One other significant development for me was Atiku’s profuse acknowledgment of the contributions of other people who made up the team, unlike most other politicians who think every achievement is traced to their might and brilliance. He demonstrated that he is a team player with a knack to mobilise rich human resources to achieve results. He readily commended the role of the regulator, the Nigerian Communications Commission (NCC) and a number of the industry players who were in that hall.
Engr Ernest Ndukwe was in the hall. The man who eventually earned the sobriquet, Mr GSM (by the way, GSM means global system for mobile communications), told a gathering at a programme in Abuja in October last year, that Atiku had a hand in his appointment as the Executive Vice Chairman (EVC) of the NCC and also created such a perfect working relationship for the Commission to flower into a growth that would attract the envy of the world.
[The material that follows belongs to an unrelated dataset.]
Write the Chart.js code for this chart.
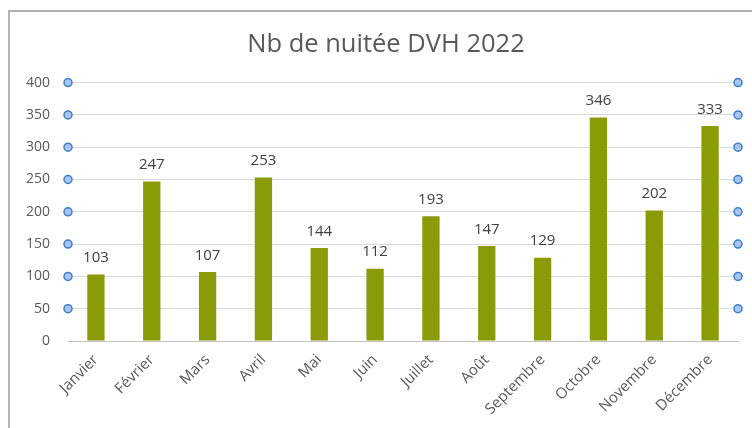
<!DOCTYPE html>
<html>
<head>
<meta charset="utf-8">
<script src="https://cdn.jsdelivr.net/npm/chart.js@4"></script>
<style>
  body { margin: 0; background: #fff; }
  canvas { display: block; }
</style>
</head>
<body>
<canvas id="chart" width="752" height="428"></canvas>
<script>
// Données
var mois = ['Janvier', 'Février', 'Mars', 'Avril', 'Mai', 'Juin', 'Juillet', 'Août', 'Septembre', 'Octobre', 'Novembre', 'Décembre'];
var nuitees = [103, 247, 107, 253, 144, 112, 193, 147, 129, 346, 202, 333];
var titre = 'Nb de nuitée DVH 2022';

var police = '"Open Sans", "DejaVu Sans", sans-serif';

//--- bordure du graphique (Excel)
var bordure = {
    id: 'bordure',
    afterLayout: function (chart) {
        // le titre Excel est un peu décalé vers la droite
        if (chart.titleBlock) {
            chart.titleBlock.left += 13;
            chart.titleBlock.right += 13;
        }
    },
    beforeDraw: function (chart) {
        var ctx = chart.ctx;
        ctx.save();
        ctx.strokeStyle = '#b4b4b4';
        ctx.lineWidth = 2;
        ctx.beginPath();
        ctx.moveTo(9, 428);
        ctx.lineTo(9, 11);
        ctx.lineTo(752, 11);
        ctx.stroke();
        ctx.restore();
    }
};

//--- étiquettes de données
var etiquettes = {
    id: 'etiquettes',
    afterDatasetsDraw: function (chart) {
        var ctx = chart.ctx;
        var meta = chart.getDatasetMeta(0);
        ctx.save();
        ctx.fillStyle = '#404040';
        ctx.font = '15px ' + police;
        ctx.textAlign = 'center';
        ctx.textBaseline = 'bottom';
        meta.data.forEach(function (bar, i) {
            ctx.fillText(chart.data.datasets[0].data[i], bar.x, bar.y - 9);
        });
        ctx.restore();
    }
};

//--- poignées de sélection bleues
var poignees = {
    id: 'poignees',
    afterDraw: function (chart) {
        var ctx = chart.ctx;
        var y = chart.scales.y;
        var area = chart.chartArea;
        ctx.save();
        ctx.fillStyle = '#a9c4f0';
        ctx.strokeStyle = '#3d7fc4';
        ctx.lineWidth = 1.5;
        y.ticks.forEach(function (t) {
            if (t.value === 0) return;
            var py = y.getPixelForValue(t.value);
            [area.left, area.right].forEach(function (px) {
                ctx.beginPath();
                ctx.arc(px, py, 4, 0, Math.PI * 2);
                ctx.fill();
                ctx.stroke();
            });
        });
        ctx.restore();
    }
};

var chart = new Chart(document.getElementById('chart'), {
    type: 'bar',
    data: {
        labels: mois,
        datasets: [{
            label: titre,
            data: nuitees,
            backgroundColor: '#8a9b08',
            barPercentage: 0.31,
            categoryPercentage: 1
        }]
    },
    options: {
        responsive: false,
        animation: false,
        layout: { padding: { left: 8, right: 14, top: 0, bottom: 0 } },
        plugins: {
            legend: { display: false },
            tooltip: { enabled: false },
            title: {
                display: true,
                text: titre,
                color: '#595959',
                font: { family: police, size: 25.5, weight: 'normal' },
                padding: { top: 29, bottom: 23 }
            }
        },
        scales: {
            x: {
                grid: { display: false, drawTicks: false },
                border: { color: '#bfbfbf', width: 1 },
                ticks: {
                    color: '#595959',
                    font: { family: police, size: 15 },
                    minRotation: 45,
                    maxRotation: 45,
                    padding: 10
                },
                afterFit: function (scale) { scale.height = 87; }
            },
            y: {
                min: 0,
                max: 400,
                ticks: {
                    stepSize: 50,
                    color: '#595959',
                    font: { family: police, size: 14 },
                    padding: 18
                },
                grid: { color: '#d9d9d9', drawTicks: false },
                border: { display: false },
                afterFit: function (scale) { scale.width = 60; }
            }
        }
    },
    plugins: [bordure, etiquettes, poignees]
});
</script>
</body>
</html>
Atiku was at that event in Abuja as well and his repartee jolted memories of a period in history that landmark achievements could easily be pointed to.
Dr Emmanuel Ekuwem, Secretary to the Government of Akwa Ibom who was an industry player at the time also answered the call by Ukodie. Each time we needed to canvass deep knowledge of the industry, each time we needed somebody to bring simple understanding to tech lingos, Ekuwem was there as a ready resource personality.
So it is a little bit nauseating for me that so much invective flow in the social media and Atiku attracts quite a percentage, which is plainly ironic. Here you have a man who played a primary role in instigating a process that put mobile phones in the hands of his people becoming a victim of a system that would fail progressively, as governments come and go.
I do not expect the younger generation to understand the emotions that swirl inside me. But I remain grateful to former President Olusegun Obasanjo and his vice, Alhaji Atiku Abubakar for their unselfishness in bringing life and growth to the telecommunications sector. It was shameful at the time, really embarrassing to travel to a remote part of the world and be unable to communicate with people at home.
It is not only personal communications that were enabled. Their effort provided an enabling superstructure to carry the rest of the industries, whether manufacturing, engineering, construction, banking, entertainment, hospitality business, ticketing for road, rail and air travels, social relationships and in fact in nearly every strand of life. Telecommunications affect them all.
We were never part of the global telecoms story except when consigned to failure. The lethargy and official myopia in high places now also enjoyed preponderance pre 1999 when the base for a change of story was gradually erected. My little appeal is that when you hold that little tool – mobile phone – in your hand and you plan to do evil with it, always be constrained by the fact that those who brought it to Nigeria meant well.